If you are an introductory tenant, you do not have the right to take in lodgers or to sub-let part of your home.

5.17 If you want someone who wasn’t part of your household when you moved in to stay permanently, you must get our written permission first. We will not refuse unless there is a good reason (such as the person being likely to cause a nuisance).

Succession rights

5.18 If you are an introductory tenant and you die while you are an Introductory tenant and succession applies, the person who takes over your tenancy will also be an introductory tenant. They will only become a secure tenant in accordance with the terms of your tenancy agreement.

5.19 If you are a secure tenant, you have the legal right for your husband, wife, civil partner or partner to take over your tenancy on your death. In certain circumstances, other family members may be able to take over your tenancy on your death. If you die when you are a secure tenant and succession applies, the person who takes over will become a secure tenant immediately.

5.20 On the death of a joint tenant, the surviving joint tenant will become the sole tenant.

5.21 Succession can only happen once. If you have already succeeded to the tenancy you will not be able to pass it on. A succession for these purposes happens:

  • in the circumstances set out at 5.18 – 5.20 above
  • if the tenancy is assigned to someone who would be qualified to succeed to the tenancy on your death

5.22 We do not generally allow any other succession to take place. However, under certain circumstances, we may help to find accommodation for someone who is not your husband, wife, partner or civil partner, where there has been no previous succession and where no-one else has a legal right to succeed. That might be help to stay in the same property or it might be help to move to a different Council property.

5.23 If we agree to grant a tenancy to someone who has no legal right to succeed and the property is bigger than they need, we will offer them a smaller alternative.

5.24 If more than one person is entitled to make a claim, they should decide between them who is to do so. If they cannot agree, we will decide who, if anyone, should be granted a new tenancy.

See our successions page for more information.

Assigning your tenancy (legal transfer)

5.25 You may be able to transfer your tenancy:

  • if this is necessary because of a court order (for example if a marriage or civil partnership breaks down)
  • to a person who would qualify to succeed to the tenancy on your death. You must make the request in writing and certain conditions apply
  • if you are a secure tenant mutually exchanging your property (introductory tenants do not have this right)

If you want to assign your tenancy you must ask us for permission in writing. If you assign your tenancy without our agreement you will be in breach of your tenancy agreement and the council may take court action to terminate the tenancy. We can refuse permission to assign your tenancy but would not do so unreasonably.

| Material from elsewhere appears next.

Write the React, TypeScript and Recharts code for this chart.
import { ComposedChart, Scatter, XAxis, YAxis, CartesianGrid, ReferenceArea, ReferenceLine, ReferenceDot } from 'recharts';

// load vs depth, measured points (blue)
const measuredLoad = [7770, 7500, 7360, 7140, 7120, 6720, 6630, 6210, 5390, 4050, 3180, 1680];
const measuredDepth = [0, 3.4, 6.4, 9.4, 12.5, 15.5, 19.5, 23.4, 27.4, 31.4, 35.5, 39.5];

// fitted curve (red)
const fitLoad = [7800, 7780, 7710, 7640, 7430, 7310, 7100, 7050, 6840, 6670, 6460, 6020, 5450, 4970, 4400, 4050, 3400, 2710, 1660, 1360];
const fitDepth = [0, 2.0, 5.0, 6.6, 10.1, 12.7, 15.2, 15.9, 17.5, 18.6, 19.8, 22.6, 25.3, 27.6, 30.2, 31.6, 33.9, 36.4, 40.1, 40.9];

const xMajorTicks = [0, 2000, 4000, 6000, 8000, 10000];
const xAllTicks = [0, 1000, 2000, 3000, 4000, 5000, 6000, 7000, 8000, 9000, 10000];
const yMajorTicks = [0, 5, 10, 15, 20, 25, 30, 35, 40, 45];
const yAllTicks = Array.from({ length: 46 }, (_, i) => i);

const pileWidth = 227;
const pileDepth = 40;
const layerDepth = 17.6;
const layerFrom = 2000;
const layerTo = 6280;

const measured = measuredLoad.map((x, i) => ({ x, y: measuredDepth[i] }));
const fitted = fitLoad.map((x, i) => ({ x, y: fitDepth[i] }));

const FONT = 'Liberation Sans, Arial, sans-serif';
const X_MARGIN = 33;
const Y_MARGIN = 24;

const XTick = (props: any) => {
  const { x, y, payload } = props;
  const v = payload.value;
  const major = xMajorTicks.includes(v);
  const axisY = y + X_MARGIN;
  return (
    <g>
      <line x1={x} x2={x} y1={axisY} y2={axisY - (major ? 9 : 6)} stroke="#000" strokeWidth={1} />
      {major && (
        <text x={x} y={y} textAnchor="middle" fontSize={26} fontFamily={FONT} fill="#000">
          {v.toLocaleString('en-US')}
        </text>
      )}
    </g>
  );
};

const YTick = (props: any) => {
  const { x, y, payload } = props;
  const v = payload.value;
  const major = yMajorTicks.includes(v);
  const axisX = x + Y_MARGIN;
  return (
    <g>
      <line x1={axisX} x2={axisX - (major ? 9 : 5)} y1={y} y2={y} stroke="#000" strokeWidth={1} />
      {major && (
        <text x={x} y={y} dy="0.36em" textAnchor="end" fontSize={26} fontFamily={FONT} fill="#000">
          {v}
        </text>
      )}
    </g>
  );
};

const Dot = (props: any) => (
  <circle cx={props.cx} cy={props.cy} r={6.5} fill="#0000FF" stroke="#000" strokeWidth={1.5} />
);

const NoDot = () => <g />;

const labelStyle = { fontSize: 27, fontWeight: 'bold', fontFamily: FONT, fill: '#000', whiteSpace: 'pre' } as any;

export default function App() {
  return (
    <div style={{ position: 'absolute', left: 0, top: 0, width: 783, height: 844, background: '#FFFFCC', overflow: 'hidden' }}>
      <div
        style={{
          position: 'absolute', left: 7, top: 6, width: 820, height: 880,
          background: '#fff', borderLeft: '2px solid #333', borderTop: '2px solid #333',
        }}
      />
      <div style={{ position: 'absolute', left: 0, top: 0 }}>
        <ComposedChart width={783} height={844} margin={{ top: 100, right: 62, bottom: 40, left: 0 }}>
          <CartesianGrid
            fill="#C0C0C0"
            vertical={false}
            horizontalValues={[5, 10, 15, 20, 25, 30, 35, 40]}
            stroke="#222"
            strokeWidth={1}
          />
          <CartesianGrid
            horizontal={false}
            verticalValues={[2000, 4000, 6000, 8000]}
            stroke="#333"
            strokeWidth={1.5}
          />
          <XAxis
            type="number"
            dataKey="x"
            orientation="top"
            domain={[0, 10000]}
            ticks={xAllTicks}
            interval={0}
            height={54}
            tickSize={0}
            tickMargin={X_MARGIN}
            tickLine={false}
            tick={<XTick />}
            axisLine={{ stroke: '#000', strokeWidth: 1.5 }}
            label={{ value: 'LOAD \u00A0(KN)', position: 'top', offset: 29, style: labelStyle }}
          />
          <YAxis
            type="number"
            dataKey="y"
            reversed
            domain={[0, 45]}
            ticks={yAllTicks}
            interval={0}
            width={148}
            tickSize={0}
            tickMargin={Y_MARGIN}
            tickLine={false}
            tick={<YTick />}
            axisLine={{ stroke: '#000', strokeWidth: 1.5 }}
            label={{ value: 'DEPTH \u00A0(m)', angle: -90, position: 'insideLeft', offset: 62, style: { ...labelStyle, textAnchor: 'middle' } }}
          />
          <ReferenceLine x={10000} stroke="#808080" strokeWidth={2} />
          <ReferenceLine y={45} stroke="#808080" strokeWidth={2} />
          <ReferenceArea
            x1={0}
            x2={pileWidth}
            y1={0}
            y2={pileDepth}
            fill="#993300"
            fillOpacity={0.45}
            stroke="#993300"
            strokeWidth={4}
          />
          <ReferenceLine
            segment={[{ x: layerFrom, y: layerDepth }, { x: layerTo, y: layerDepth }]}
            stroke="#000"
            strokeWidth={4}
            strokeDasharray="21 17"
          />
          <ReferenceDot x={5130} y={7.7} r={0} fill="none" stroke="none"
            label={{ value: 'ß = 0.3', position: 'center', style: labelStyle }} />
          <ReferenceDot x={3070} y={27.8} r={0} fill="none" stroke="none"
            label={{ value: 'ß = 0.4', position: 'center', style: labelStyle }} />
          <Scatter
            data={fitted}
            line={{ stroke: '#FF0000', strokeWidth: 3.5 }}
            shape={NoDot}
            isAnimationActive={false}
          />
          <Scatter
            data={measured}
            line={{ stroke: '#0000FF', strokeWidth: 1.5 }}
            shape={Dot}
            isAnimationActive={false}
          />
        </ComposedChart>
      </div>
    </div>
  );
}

You may be refused permission because:

  • you have rent arrears
  • we have started possession proceedings against you
  • the property has been adapted for a person with disabilities and there would no longer be a person with disabilities living there
  • there have been antisocial behaviour problems at the property

This is not a full list.

Your right to exchange (swap) your tenancy

5.26 In certain circumstances, you have the right to swap the tenancy of your home with that of another tenant of social housing or give up your tenancy and then be granted a new tenancy of another social housing property. In either case you must request our written permission and we can only refuse to allow you to swap your tenancy or your property on certain grounds set out in law.

Your right to buy your home

5.27 You may have the right to buy your home.

See our ‘right to buy’ page for more information.

Your right to make improvements

5.28 You may make changes to or improve your home as long as you first get our written permission. We may, as a condition of giving you permission, ask you to promise to restore your home to its original state at the end of the tenancy. Any gas or electrical or building work must be carried out by a qualified and competent contractor and must be inspected by us. If we think any improvement work is not safe or does not meet planning, building control or other regulations, we may ask you to immediately put your home back to the condition it was in before you did the work. Alternatively, we may carry out work to put the problem right and charge you the cost of this. You will be responsible for the on-going maintenance of any such improvements.

Your right to compensation

5.29 You have a right to claim compensation for certain improvements that you have made to your home after 1 April 1994 and for which you have our written permission. You can only apply for compensation for some improvements. Contact us for more details.

Email: H&
Telephone: 0118 937 2161

If you are an introductory tenant, you do not have the right to make alterations, additions or improvements to your home, to buy your home or the right to exchange your home or tenancy.

Your right to repair

5.30 You have the right to have certain urgent minor repairs done quickly, if the repair may affect health, safety or security. This is called your right to repair. Under the right to repair scheme, you can claim compensation (up to a maximum agreed by law) if we do not complete the repairs within the set time period.

For further information about repairs also see section 7.

Your right to information and consultation

5.31 We will consult you about any decisions to do with managing or maintaining housing, if these decisions are likely to have a major effect on your home or tenancy.

You also have the right to information about: 

  • the conditions of your tenancy
  • our responsibilities for carrying out repairs
  • our policies about consulting you, offering you a home or transferring your tenancy
  • any proposal to transfer housing stock to a new landlord, and
  • rent setting and how the money is spent

Your right to manage your home

5.32 In certain circumstances, we may give a group of tenants the right to manage their homes as long as they meet certain conditions. You can ask us for more information about this.

Access to your file

5.33 You have the right to see the information we hold about you and your tenancy, rent payments and application for alternative housing. You cannot see information about other people. If you want to see your file please ask your Housing Officer. We must let you know within 40 days what information we hold and let you have a copy. We can charge a small fee for checking our records.

5.34 If you believe any of the information we hold about you is incorrect, you have the right for it to be amended. If you believe this to be the case, please write to us at:

Reading Borough Council
Civic Offices
Bridge Street

You have the right to see our rules for deciding who gets offered a council home

5.34 You have the right to a free copy of a short summary of these rules – ask your Housing Officer.